REVIEWS

Featured in the Midwest Book Review October 2014

The Warren: Severxance Living Legacy Saga – Book One
Becca Hardy
No ISBN, Publisher, $TBA
Website: http://www.severxance.com

“Billed as Book One of the ‘Severxance Living Legacy Saga’, The Warren already states that it’s part of a series about some kind of legacy. What is striking from its first paragraph, however, is that this involves an alien stranded on earth, caught in a human torture chamber. And then things get interesting.

What if you were stranded on another world with no memory and no way home? What if you were left behind with an infant to care for, and what if your species was capable of long life and regeneration? And what if you devoted the centuries to filling in many blanks about your past and keeping your heritage a secret, only to find out that the way home is paved with strange intentions entwined with human affairs?

That’s only the opening salvo of a story that combines the best of alien investigations and human affairs to take hard sci fi to a whole new level.

Now, a note: it’s been decades since hard sci fi was at its heyday. That position has been eroded over the years by a preponderance of sword and sorcery and urban fantasy: two genres that often eschew much of any science in favor of the trappings of magic. So it’s especially refreshing and notable to find here not just a throwback to a genre that once rested firmly on hard science, but which holds a treasure trove of new possibilities.

Some of the reasons why this is possible is Becca Hardy’s attention to building believable, winning protagonists, plus an overriding mystery that permeates the story line and truly involves readers with passion and effortless reading. A twist on the traditional Simak-like Way Station setting that has her alien protagonists unwilling (and unknowing) participants in a greater experiment than an accidental stranding doesn’t hurt, either.

Another reason lies in the hard science itself. Attempts to reinvent alien transportation devices, considerations of collective memory’s wider place in the universe, and links between memories and the shape of reality itself keep science-minded readers immersed and fascinated; and that’s not an easy task in a genre overwhelmed with marginal plots, predictable routines, and (too often) one-dimensional characters.

For a sci-fi book to be truly engrossing, all of these elements must be present – and rarely are. The Warren thus stands out from the crowd in many ways, and readers who become hooked from its first words will find its action relentless, its overall science believable and sound, and its characters and their motivations exquisitely logical: “Catching a secret government agency in the act of dissecting a fellow alien was no surprise. It was the main reason he’d avoided them so long… Physical pain he could watch—take. What he couldn’t take was being out of the loop. If he hadn’t been so desperate for answers, he wouldn’t have risked chasing down his kind at all. He knew three things about the torture victim. One: He was the only other alien Foster knew of on Earth. Two: They’d arrived together. Three: The guy wanted nothing to do with him. He’d run off so fast after they landed, Foster didn’t even learn his name.”

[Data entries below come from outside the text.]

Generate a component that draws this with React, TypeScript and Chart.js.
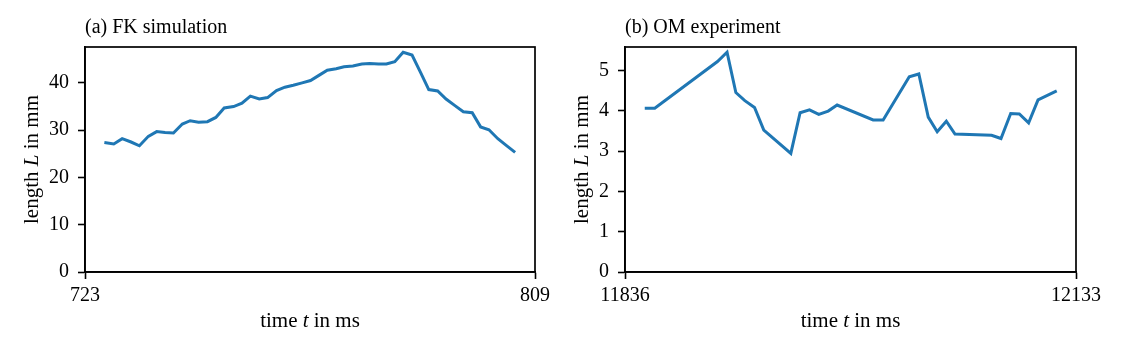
import React, { useEffect, useRef } from "react";
import { Chart, registerables } from "chart.js";
Chart.register(...registerables);

// (a) FK simulation
const fkTime = [726.7, 728.5, 730.1, 731.8, 733.4, 735.1, 736.7, 738.3, 739.9, 741.6, 743.1, 744.7, 746.4, 748.0, 749.6, 751.4, 753.0, 754.6, 756.3, 757.9, 759.6, 761.2, 762.8, 764.5, 766.1, 767.7, 769.3, 771.0, 772.5, 774.2, 775.9, 777.4, 779.1, 780.6, 782.2, 783.8, 785.5, 787.1, 788.7, 790.4, 792.0, 793.7, 795.3, 797.0, 798.6, 800.2, 801.9, 803.5, 805.2];
const fkLength = [27.4, 27.1, 28.2, 27.5, 26.7, 28.7, 29.7, 29.5, 29.4, 31.3, 32.0, 31.7, 31.8, 32.7, 34.7, 35.0, 35.7, 37.2, 36.6, 36.9, 38.4, 39.1, 39.5, 40.0, 40.5, 41.6, 42.7, 43.0, 43.4, 43.6, 44.0, 44.1, 44.0, 44.0, 44.5, 46.5, 45.9, 42.3, 38.6, 38.3, 36.6, 35.2, 33.9, 33.7, 30.7, 30.1, 28.2, 26.8, 25.3];
const fkXTicks = [723, 809];
const fkYTicks = [0, 10, 20, 30, 40];

// (b) OM experiment
const omTime = [11849.0, 11855.6, 11896.9, 11903.2, 11909.0, 11914.9, 11921.3, 11927.4, 11945.2, 11951.3, 11957.5, 11963.6, 11969.8, 11975.7, 11999.4, 12006.0, 12023.2, 12029.5, 12035.7, 12041.6, 12047.6, 12053.3, 12077.4, 12083.6, 12090.0, 12095.7, 12101.8, 12108.0, 12120.3];
const omLength = [4.06, 4.06, 5.22, 5.45, 4.45, 4.25, 4.08, 3.52, 2.94, 3.95, 4.02, 3.91, 3.99, 4.14, 3.77, 3.77, 4.84, 4.91, 3.84, 3.48, 3.74, 3.42, 3.39, 3.31, 3.93, 3.92, 3.70, 4.27, 4.49];
const omXTicks = [11836, 12133];
const omYTicks = [0, 1, 2, 3, 4, 5];

const FONT = '"Liberation Serif", "Times New Roman", serif';

type Seg = { text: string; italic?: boolean };

function drawRich(ctx: CanvasRenderingContext2D, segs: Seg[], size: number, x: number, y: number, rotate: boolean, align: "center" | "left" = "center") {
  ctx.save();
  ctx.translate(x, y);
  if (rotate) ctx.rotate(-Math.PI / 2);
  const fonts = segs.map((s) => `${s.italic ? "italic " : ""}${size}px ${FONT}`);
  let total = 0;
  const widths = segs.map((s, i) => {
    ctx.font = fonts[i];
    const w = ctx.measureText(s.text).width;
    total += w;
    return w;
  });
  let cx = align === "center" ? -total / 2 : 0;
  ctx.textBaseline = "alphabetic";
  ctx.textAlign = "left";
  ctx.fillStyle = "#000";
  segs.forEach((s, i) => {
    ctx.font = fonts[i];
    ctx.fillText(s.text, cx, 0);
    cx += widths[i];
  });
  ctx.restore();
}

type Spec = {
  time: number[];
  length: number[];
  xTicks: number[];
  yTicks: number[];
  yMax: number;
  yAxisWidth: number;
  rightPad: number;
  title: string;
  yLabelX: number;
};

function makeChart(canvas: HTMLCanvasElement, spec: Spec) {
  const deco = {
    id: "deco",
    afterDraw(chart: any) {
      const ctx = chart.ctx as CanvasRenderingContext2D;
      const a = chart.chartArea;
      ctx.save();
      ctx.strokeStyle = "#000";
      ctx.lineWidth = 1.7;
      ctx.strokeRect(a.left, a.top, a.right - a.left, a.bottom - a.top);
      ctx.restore();
      // title
      drawRich(ctx, [{ text: spec.title }], 20, a.left, 33, false, "left");
      // x label
      drawRich(ctx, [{ text: "time " }, { text: "t", italic: true }, { text: " in ms" }], 21, (a.left + a.right) / 2, 327, false);
      // y label
      drawRich(ctx, [{ text: "length " }, { text: "L", italic: true }, { text: " in mm" }], 21, spec.yLabelX, (a.top + a.bottom) / 2, true);
    },
  };
  const xMin = spec.xTicks[0];
  const xMax = spec.xTicks[spec.xTicks.length - 1];
  return new Chart(canvas, {
    type: "line",
    data: {
      datasets: [
        {
          data: spec.time.map((t, i) => ({ x: t, y: spec.length[i] })),
          borderColor: "#1f77b4",
          borderWidth: 3,
          pointRadius: 0,
          tension: 0,
          fill: false,
        },
      ],
    },
    options: {
      animation: false,
      responsive: false,
      devicePixelRatio: 1,
      layout: { autoPadding: false, padding: { top: 47, left: 0, right: spec.rightPad, bottom: 23 } },
      plugins: { legend: { display: false }, tooltip: { enabled: false }, title: { display: false } },
      scales: {
        x: {
          type: "linear",
          min: xMin,
          max: xMax,
          afterBuildTicks: (s: any) => {
            s.ticks = spec.xTicks.map((v) => ({ value: v }));
          },
          afterFit: (s: any) => {
            s.height = 60;
          },
          grid: { display: true, drawOnChartArea: false, drawTicks: true, tickLength: 7, tickWidth: 1.6, tickColor: "#000", color: "#000" },
          border: { display: true, color: "#000", width: 1.7 },
          ticks: { color: "#000", font: { family: FONT, size: 20 }, padding: 5, maxRotation: 0, autoSkip: false, callback: (v: any) => String(v) },
        },
        y: {
          type: "linear",
          min: 0,
          max: spec.yMax,
          afterBuildTicks: (s: any) => {
            s.ticks = spec.yTicks.map((v) => ({ value: v }));
          },
          afterFit: (s: any) => {
            s.width = spec.yAxisWidth;
          },
          grid: { display: true, drawOnChartArea: false, drawTicks: true, tickLength: 7, tickWidth: 1.6, tickColor: "#000", color: "#000" },
          border: { display: true, color: "#000", width: 1.7 },
          ticks: { color: "#000", font: { family: FONT, size: 20 }, padding: 9, autoSkip: false, callback: (v: any) => String(v) },
        },
      },
    } as any,
    plugins: [deco],
  });
}

function Panel({ left, width, spec }: { left: number; width: number; spec: Spec }) {
  const ref = useRef<HTMLCanvasElement | null>(null);
  useEffect(() => {
    if (!ref.current) return;
    const c = makeChart(ref.current, spec);
    return () => c.destroy();
  }, []);
  return (
    <canvas
      ref={ref}
      width={width}
      height={355}
      style={{ position: "absolute", left, top: 0, width, height: 355 }}
    />
  );
}

export default function App() {
  return (
    <div style={{ position: "absolute", left: 0, top: 0, width: 1125, height: 355, background: "#fff" }}>
      <Panel
        left={0}
        width={560}
        spec={{ time: fkTime, length: fkLength, xTicks: fkXTicks, yTicks: fkYTicks, yMax: 47.6, yAxisWidth: 85, rightPad: 25, title: "(a) FK simulation", yLabelX: 38 }}
      />
      <Panel
        left={560}
        width={565}
        spec={{ time: omTime, length: omLength, xTicks: omXTicks, yTicks: omYTicks, yMax: 5.58, yAxisWidth: 65, rightPad: 49, title: "(b) OM experiment", yLabelX: 28 }}
      />
    </div>
  );
}
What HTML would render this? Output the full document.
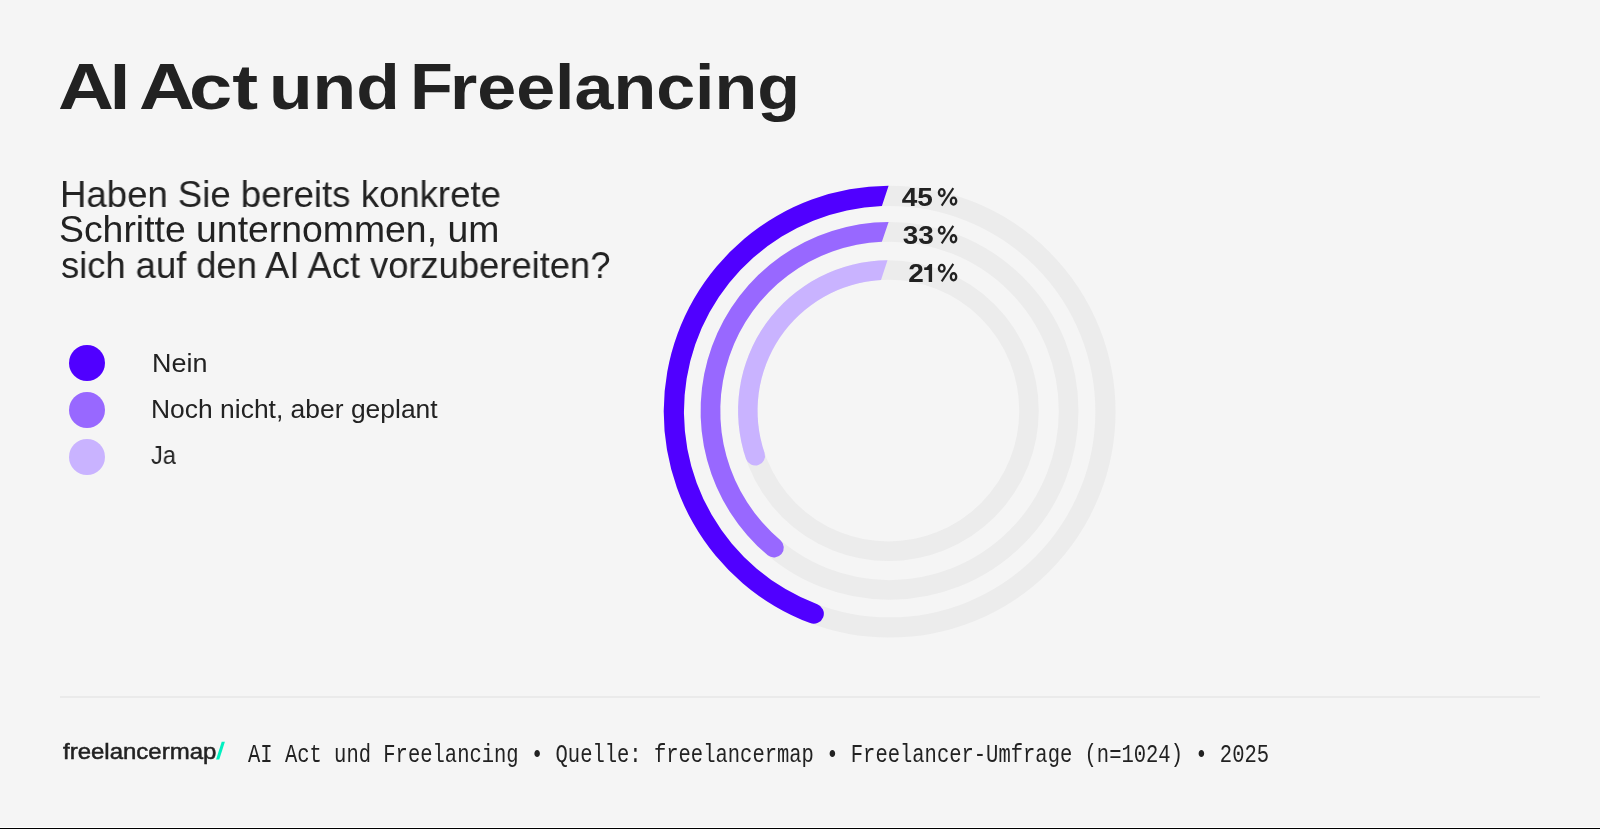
<!DOCTYPE html>
<html><head><meta charset="utf-8">
<style>
html,body{margin:0;padding:0;}
body{-webkit-font-smoothing:antialiased;width:1600px;height:829px;background:#f5f5f5;position:relative;overflow:hidden;font-family:"Liberation Sans",sans-serif;color:#222;}
.abs{position:absolute;white-space:nowrap;will-change:transform;}
.lc{display:inline-block;transform:scaleY(0.975);transform-origin:0 61px;}
.tw{top:46.5px;font-size:64px;font-weight:bold;line-height:80px;transform-origin:0 0;}
.sub{font-size:37px;line-height:40px;transform-origin:0 0;}
.dot{position:absolute;width:36px;height:36px;border-radius:50%;left:69px;}
.leg{font-size:26px;line-height:30px;transform-origin:0 0;}
.pct{font-size:25px;font-weight:bold;line-height:30px;transform-origin:0 0;}
.pc{font-weight:normal;-webkit-text-stroke:0.3px #222;}
.num{right:667px;text-align:right;transform-origin:100% 0;transform:scaleX(1.12);}
#sep{position:absolute;left:60px;top:696px;width:1480px;height:2px;background:#eaeaea;}
#logo{left:63.1px;font-size:22.5px;line-height:30px;transform-origin:0 0;transform:scaleX(1.066);-webkit-text-stroke:0.5px #222;}
#foot{left:248px;font-family:"Liberation Mono",monospace;font-size:20.5px;line-height:30px;transform-origin:0 0;transform:scaleY(1.25);}
#bot1{position:absolute;left:0;top:827px;width:1600px;height:1px;background:#fff;}
#bot2{position:absolute;left:0;top:828px;width:1600px;height:1px;background:#000;}
</style></head><body>
<div class="abs tw" style="left:57.60px;transform:scaleX(1.2100)">A</div><div class="abs tw" style="left:110.43px;transform:scaleX(1.1170)">I</div><div class="abs tw" style="left:139.08px;transform:scaleX(1.2086)">A</div><div class="abs tw" style="left:189.40px;transform:scaleX(1.2140)"><span class="lc">ct</span></div><div class="abs tw" style="left:269.29px;transform:scaleX(1.1157)"><span class="lc">und</span></div><div class="abs tw" style="left:410.07px;transform:scaleX(1.0955)">F</div><div class="abs tw" style="left:449.83px;transform:scaleX(1.0933)"><span class="lc">reelancing</span></div>
<div class="abs sub" style="top:175px;left:59.74px;transform:scaleX(0.9878)">Haben Sie bereits konkrete</div>
<div class="abs sub" style="top:210.4px;left:59.28px;transform:scaleX(1.01)">Schritte unternommen, um</div>
<div class="abs sub" style="top:245.6px;left:60.6px;transform:scaleX(0.982)">sich auf den AI Act vorzubereiten?</div>

<div class="dot" style="top:345px;background:#5000ff"></div>
<div class="dot" style="top:392px;background:#9868ff"></div>
<div class="dot" style="top:439px;background:#c9b3ff"></div>
<div class="abs leg" style="top:348px;left:151.5px;transform:scaleX(1.036)">Nein</div>
<div class="abs leg" style="top:394px;left:151px;transform:scaleX(1.017)">Noch nicht, aber geplant</div>
<div class="abs leg" style="top:440px;left:151.1px;transform:scaleX(0.908)">Ja</div>

<svg class="abs" style="left:0;top:0" width="1600" height="829" viewBox="0 0 1600 829">
  <g fill="none" stroke="#ececec">
    <circle cx="889.65" cy="411.65" r="215.8" stroke-width="20.2"/>
    <circle cx="889.55" cy="410.9" r="179.1" stroke-width="19.7"/>
    <circle cx="888.4" cy="410.7" r="140.6" stroke-width="19.5"/>
  </g>
<path fill="#5000ff" d="M888.60 185.75 A225.90 225.90 0 0 0 810.17 623.11 A10.10 10.10 0 0 0 817.28 604.20 A205.70 205.70 0 0 1 881.90 206.10 Z"/>
<path fill="#9868ff" d="M888.60 221.95 A188.95 188.95 0 0 0 767.77 555.37 A9.85 9.85 0 0 0 780.46 540.31 A169.25 169.25 0 0 1 881.90 241.82 Z"/>
<path fill="#c9b3ff" d="M887.50 260.35 A150.35 150.35 0 0 0 746.05 459.08 A9.75 9.75 0 0 0 764.51 452.80 A130.85 130.85 0 0 1 881.00 280.06 Z"/>

</svg>

<div class="abs pct num" style="top:182px">45</div>
<div class="abs pct num" style="top:220px;right:666px">33</div>
<div class="abs pct num" style="top:258px;right:676px">2</div><svg class="abs" style="left:0;top:0" width="1600" height="829"><polygon fill="#222" points="924.2,267.5 926.6,267.2 929.5,264.1 932.1,264.1 932.1,281.9 928.7,281.9 928.7,269.9 924.2,269.9"/></svg>

<svg class="abs" style="left:0;top:0" width="1600" height="829"><defs><g id="pc" fill="none" stroke="#222"><ellipse cx="941.76" cy="192.62" rx="2.85" ry="3.4" stroke-width="2.3"/><ellipse cx="953.53" cy="201.1" rx="2.7" ry="3.55" stroke-width="2.3"/><line x1="953.3" y1="188.2" x2="941.7" y2="205.6" stroke-width="2.1"/></g></defs><use href="#pc"/><use href="#pc" y="37.7"/><use href="#pc" y="75.7"/></svg>
<div id="sep"></div>
<div id="logo" class="abs" style="top:737px">freelancermap</div>
<svg class="abs" style="left:0;top:0" width="1600" height="829"><polygon fill="#00f0c0" points="221.7,741.8 224.9,741.8 219.3,759.5 216.1,759.5"/></svg>
<div id="foot" class="abs" style="top:736.5px">AI Act und Freelancing • Quelle: freelancermap • Freelancer-Umfrage (n=1024) • 2025</div>
<div id="bot1"></div><div id="bot2"></div>
</body></html>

The basic questions of identity, purpose, and life’s meaning are universal ones: their presentation here takes another turn and makes them even more poignant.

Add several aliens to the mix, stir, give them uncertain (but definite) connections and purpose and add a healthy dose of interspecies interaction and conflict and you have: violence (at times strong), humor (always sharp and unexpected), romance (a surprise ingredient), mystery (all-pervading) and hard science (complex yet easily accessible).

The Warren proves one of those compelling, can’t-put-it-down reads you’ll feel sorry to see end. But, wait – there will be more!”